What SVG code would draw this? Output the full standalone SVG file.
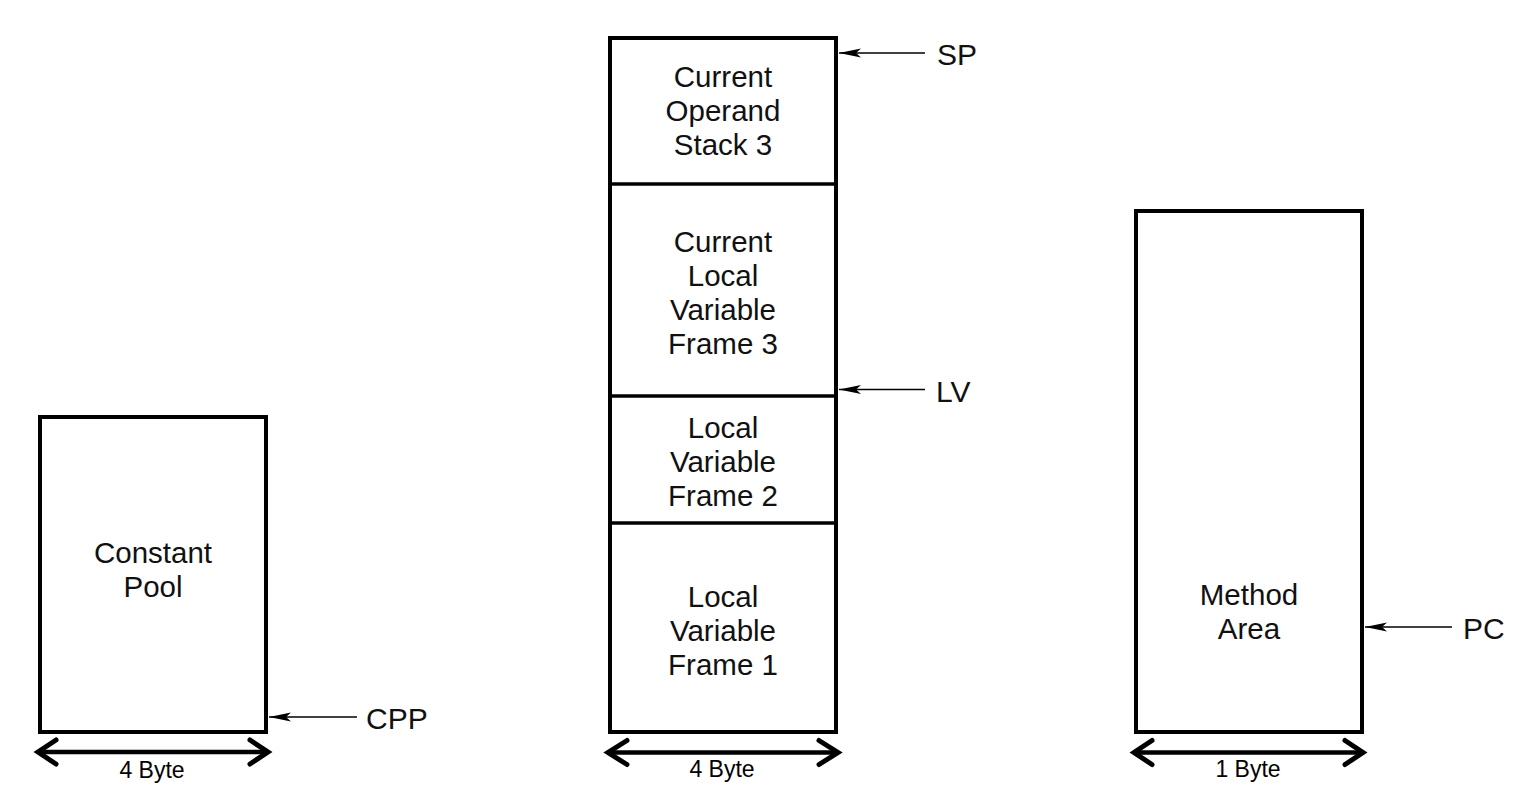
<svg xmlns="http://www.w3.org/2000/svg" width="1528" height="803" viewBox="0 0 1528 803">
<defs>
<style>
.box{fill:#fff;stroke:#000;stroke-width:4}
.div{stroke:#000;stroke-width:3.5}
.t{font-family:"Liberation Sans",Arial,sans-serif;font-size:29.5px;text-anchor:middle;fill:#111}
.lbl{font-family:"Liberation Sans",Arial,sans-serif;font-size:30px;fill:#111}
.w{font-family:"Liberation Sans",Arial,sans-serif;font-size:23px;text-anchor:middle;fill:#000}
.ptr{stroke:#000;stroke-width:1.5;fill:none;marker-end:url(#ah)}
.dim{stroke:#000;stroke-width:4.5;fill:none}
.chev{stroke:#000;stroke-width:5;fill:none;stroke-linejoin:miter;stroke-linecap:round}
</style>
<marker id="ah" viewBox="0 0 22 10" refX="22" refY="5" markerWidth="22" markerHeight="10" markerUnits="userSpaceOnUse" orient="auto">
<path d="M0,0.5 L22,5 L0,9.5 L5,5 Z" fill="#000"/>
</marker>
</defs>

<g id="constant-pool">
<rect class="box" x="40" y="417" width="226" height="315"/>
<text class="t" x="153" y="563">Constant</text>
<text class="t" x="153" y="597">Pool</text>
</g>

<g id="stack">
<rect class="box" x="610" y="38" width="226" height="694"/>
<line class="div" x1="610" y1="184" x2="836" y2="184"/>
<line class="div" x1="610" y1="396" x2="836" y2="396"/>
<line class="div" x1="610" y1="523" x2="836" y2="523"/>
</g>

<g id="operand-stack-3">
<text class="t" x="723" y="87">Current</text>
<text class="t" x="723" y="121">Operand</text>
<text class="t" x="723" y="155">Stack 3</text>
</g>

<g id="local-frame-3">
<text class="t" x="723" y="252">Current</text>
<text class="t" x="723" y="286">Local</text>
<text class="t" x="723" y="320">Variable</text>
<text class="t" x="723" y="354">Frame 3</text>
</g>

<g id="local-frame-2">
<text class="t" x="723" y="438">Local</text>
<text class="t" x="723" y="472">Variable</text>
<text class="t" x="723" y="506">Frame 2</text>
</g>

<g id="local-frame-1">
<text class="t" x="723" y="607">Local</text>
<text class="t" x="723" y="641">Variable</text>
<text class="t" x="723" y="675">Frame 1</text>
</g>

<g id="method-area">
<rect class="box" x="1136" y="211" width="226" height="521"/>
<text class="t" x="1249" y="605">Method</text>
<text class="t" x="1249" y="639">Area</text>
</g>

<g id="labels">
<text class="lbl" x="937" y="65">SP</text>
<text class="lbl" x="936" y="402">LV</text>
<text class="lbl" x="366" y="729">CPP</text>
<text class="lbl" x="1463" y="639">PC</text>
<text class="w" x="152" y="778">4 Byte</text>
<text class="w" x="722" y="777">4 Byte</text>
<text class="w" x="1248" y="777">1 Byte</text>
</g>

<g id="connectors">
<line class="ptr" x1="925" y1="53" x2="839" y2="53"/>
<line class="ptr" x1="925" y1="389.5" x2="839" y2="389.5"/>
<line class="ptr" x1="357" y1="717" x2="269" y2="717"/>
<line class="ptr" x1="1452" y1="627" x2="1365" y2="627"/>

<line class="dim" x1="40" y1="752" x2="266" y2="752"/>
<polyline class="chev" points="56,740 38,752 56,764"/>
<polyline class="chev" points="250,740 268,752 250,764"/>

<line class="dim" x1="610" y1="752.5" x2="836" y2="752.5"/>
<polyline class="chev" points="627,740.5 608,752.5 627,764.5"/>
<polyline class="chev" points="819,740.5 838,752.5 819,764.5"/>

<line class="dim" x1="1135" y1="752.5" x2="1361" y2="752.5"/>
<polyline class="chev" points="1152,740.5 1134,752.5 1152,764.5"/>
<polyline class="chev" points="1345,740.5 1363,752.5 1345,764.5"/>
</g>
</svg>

****************************************

### [GIVEN TASK]
Give every line back word for word and leave the pictures out.

### [THE ANSWER]
What SVG code would draw this? Output the full standalone SVG file.
<svg xmlns="http://www.w3.org/2000/svg" width="1528" height="803" viewBox="0 0 1528 803">
<defs>
<style>
.box{fill:#fff;stroke:#000;stroke-width:4}
.div{stroke:#000;stroke-width:3.5}
.t{font-family:"Liberation Sans",Arial,sans-serif;font-size:29.5px;text-anchor:middle;fill:#111}
.lbl{font-family:"Liberation Sans",Arial,sans-serif;font-size:30px;fill:#111}
.w{font-family:"Liberation Sans",Arial,sans-serif;font-size:23px;text-anchor:middle;fill:#000}
.ptr{stroke:#000;stroke-width:1.5;fill:none;marker-end:url(#ah)}
.dim{stroke:#000;stroke-width:4.5;fill:none}
.chev{stroke:#000;stroke-width:5;fill:none;stroke-linejoin:miter;stroke-linecap:round}
</style>
<marker id="ah" viewBox="0 0 22 10" refX="22" refY="5" markerWidth="22" markerHeight="10" markerUnits="userSpaceOnUse" orient="auto">
<path d="M0,0.5 L22,5 L0,9.5 L5,5 Z" fill="#000"/>
</marker>
</defs>

<g id="constant-pool">
<rect class="box" x="40" y="417" width="226" height="315"/>
<text class="t" x="153" y="563">Constant</text>
<text class="t" x="153" y="597">Pool</text>
</g>

<g id="stack">
<rect class="box" x="610" y="38" width="226" height="694"/>
<line class="div" x1="610" y1="184" x2="836" y2="184"/>
<line class="div" x1="610" y1="396" x2="836" y2="396"/>
<line class="div" x1="610" y1="523" x2="836" y2="523"/>
</g>

<g id="operand-stack-3">
<text class="t" x="723" y="87">Current</text>
<text class="t" x="723" y="121">Operand</text>
<text class="t" x="723" y="155">Stack 3</text>
</g>

<g id="local-frame-3">
<text class="t" x="723" y="252">Current</text>
<text class="t" x="723" y="286">Local</text>
<text class="t" x="723" y="320">Variable</text>
<text class="t" x="723" y="354">Frame 3</text>
</g>

<g id="local-frame-2">
<text class="t" x="723" y="438">Local</text>
<text class="t" x="723" y="472">Variable</text>
<text class="t" x="723" y="506">Frame 2</text>
</g>

<g id="local-frame-1">
<text class="t" x="723" y="607">Local</text>
<text class="t" x="723" y="641">Variable</text>
<text class="t" x="723" y="675">Frame 1</text>
</g>

<g id="method-area">
<rect class="box" x="1136" y="211" width="226" height="521"/>
<text class="t" x="1249" y="605">Method</text>
<text class="t" x="1249" y="639">Area</text>
</g>

<g id="labels">
<text class="lbl" x="937" y="65">SP</text>
<text class="lbl" x="936" y="402">LV</text>
<text class="lbl" x="366" y="729">CPP</text>
<text class="lbl" x="1463" y="639">PC</text>
<text class="w" x="152" y="778">4 Byte</text>
<text class="w" x="722" y="777">4 Byte</text>
<text class="w" x="1248" y="777">1 Byte</text>
</g>

<g id="connectors">
<line class="ptr" x1="925" y1="53" x2="839" y2="53"/>
<line class="ptr" x1="925" y1="389.5" x2="839" y2="389.5"/>
<line class="ptr" x1="357" y1="717" x2="269" y2="717"/>
<line class="ptr" x1="1452" y1="627" x2="1365" y2="627"/>

<line class="dim" x1="40" y1="752" x2="266" y2="752"/>
<polyline class="chev" points="56,740 38,752 56,764"/>
<polyline class="chev" points="250,740 268,752 250,764"/>

<line class="dim" x1="610" y1="752.5" x2="836" y2="752.5"/>
<polyline class="chev" points="627,740.5 608,752.5 627,764.5"/>
<polyline class="chev" points="819,740.5 838,752.5 819,764.5"/>

<line class="dim" x1="1135" y1="752.5" x2="1361" y2="752.5"/>
<polyline class="chev" points="1152,740.5 1134,752.5 1152,764.5"/>
<polyline class="chev" points="1345,740.5 1363,752.5 1345,764.5"/>
</g>
</svg>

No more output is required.